Question

A cubical block of side $a$ and density $\rho$ slides over a fixed inclined plane with constant velocity $v$. There is a thin film of viscous fluid of thickness $t$ between the plane and the block. Then the coefficient of viscosity of the thin film will be (acceleration due to gravity is g):

A. $\eta = \dfrac{\rho a g t sin\theta}{v}$
B. $\eta = \dfrac{\rho a g t^2 sin\theta}{v}$
C. $\eta = \dfrac{v}{\rho a g t sin\theta} $
D. None of these

Answer 1

Hint: Begin by deducing the influencing forces in this system. In other words, we have a gravitational force and a viscous force acting on the block. Since the block moves with a constant velocity, the net force acting on the block will be zero, implying that the gravitational and viscous forces are equal and opposite to each other.
In such a case, determine the component of the gravitational force that acts along the axis of the viscous force, and equate the two to obtain the necessary relation for the coefficient of viscosity. Remember that the viscous force is described in terms of a velocity gradient over the thickness of the fluid layer.

Formula used:
Gravitational force $F_{g} = mg$
Viscous force $F_{\eta} = \eta A \dfrac{v}{t}$

Complete step-by-step answer:
We are given that the block slides with a constant velocity $v$. This means that the block is not subject to any acceleration and the net force $F_{net}$ acting on the block is zero.
Let the mass of the block be m. $\Rightarrow m_{block} = \rho \times V_{block} = \rho \times a^3$, since the cubical block has a side of length $a$.
Let us now look at the individual forces acting on the block.
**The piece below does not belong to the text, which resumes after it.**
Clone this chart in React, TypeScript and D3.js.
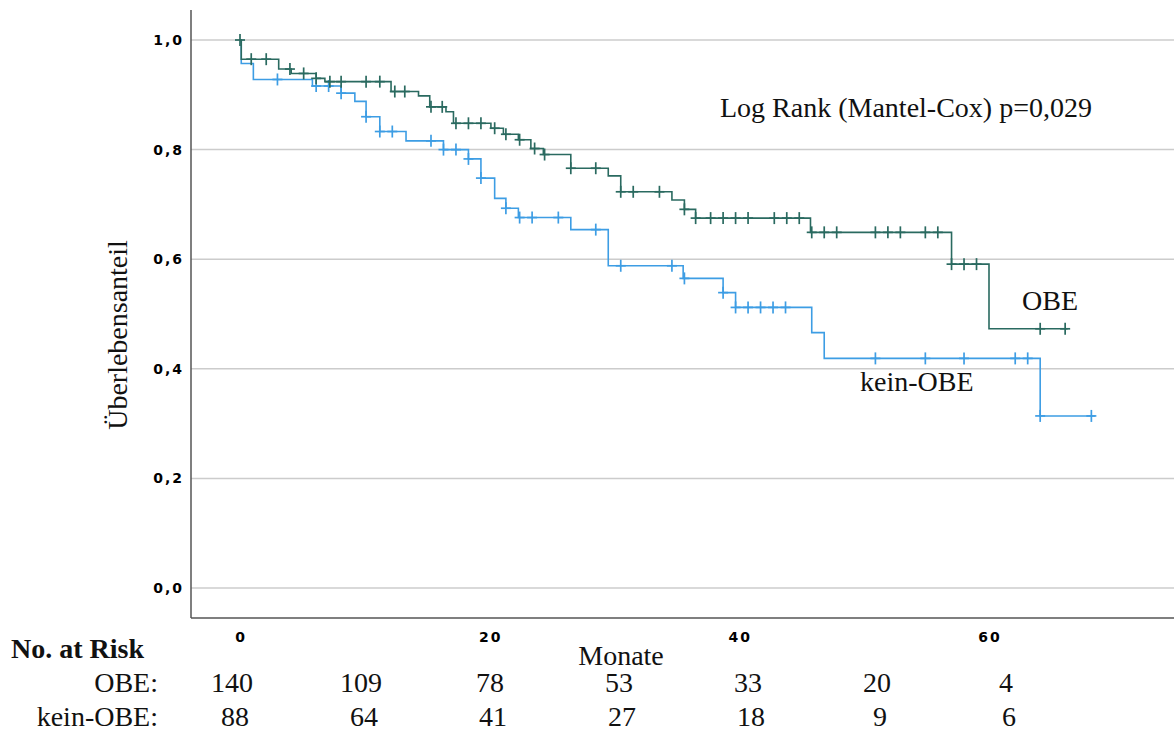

The block is under the influence of two forces that bring about the motion of the block:
Gravitational force $F_{grav}$
The component of the gravitational force acting in the direction of motion of the block is given as:
$F_{grav} = F_g sin\theta = m_{block}gsin\theta = a^3 \rho g sin\theta $
Viscous force $F_{\eta}$
In general, the viscous force offered by the thin layer t of viscous fluid:
$F_{\eta} = \eta A \dfrac{v}{y}$, where $\eta$ is the coefficient of viscosity, A is the area of the surface in contact with the fluid, and the ratio $\dfrac{v}{y}$ is called the velocity gradient

In our case, the viscous force is given as:
$F_{\eta} = \eta (a^2) \dfrac{v}{t}$, where t is the thickness of the viscous fluid layer in contact with a surface area $a^2$ of the cube.
Since $F_{net} = 0$
$\Rightarrow F_{grav} = F_{\eta}$
$ \Rightarrow a^3 \rho g sin\theta = \eta (a^2) \dfrac{v}{t}$
$\eta = \dfrac{a \rho g t sin\theta}{v}$
Therefore, the correct option would be: A. $\eta = \dfrac{ \rho a g t sin\theta}{v}$

So, the correct answer is “Option A”.

Note: It is important to understand the nature of viscous force in order to apply it to a numerical analysis. A viscous force is basically a resistance offered by the fluid to any deformation in its structure and orientation. It quantifies an inner frictional force that arises between layers of fluid that are in relative motion.
Note that the ratio $\dfrac{v}{y}$ gives the rate of shear deformation or the rate at which the motion of the body is impeded by a viscous layer of fluid. Thus, the viscous force is a deformative stress response to shear strain between adjacent fluid layers.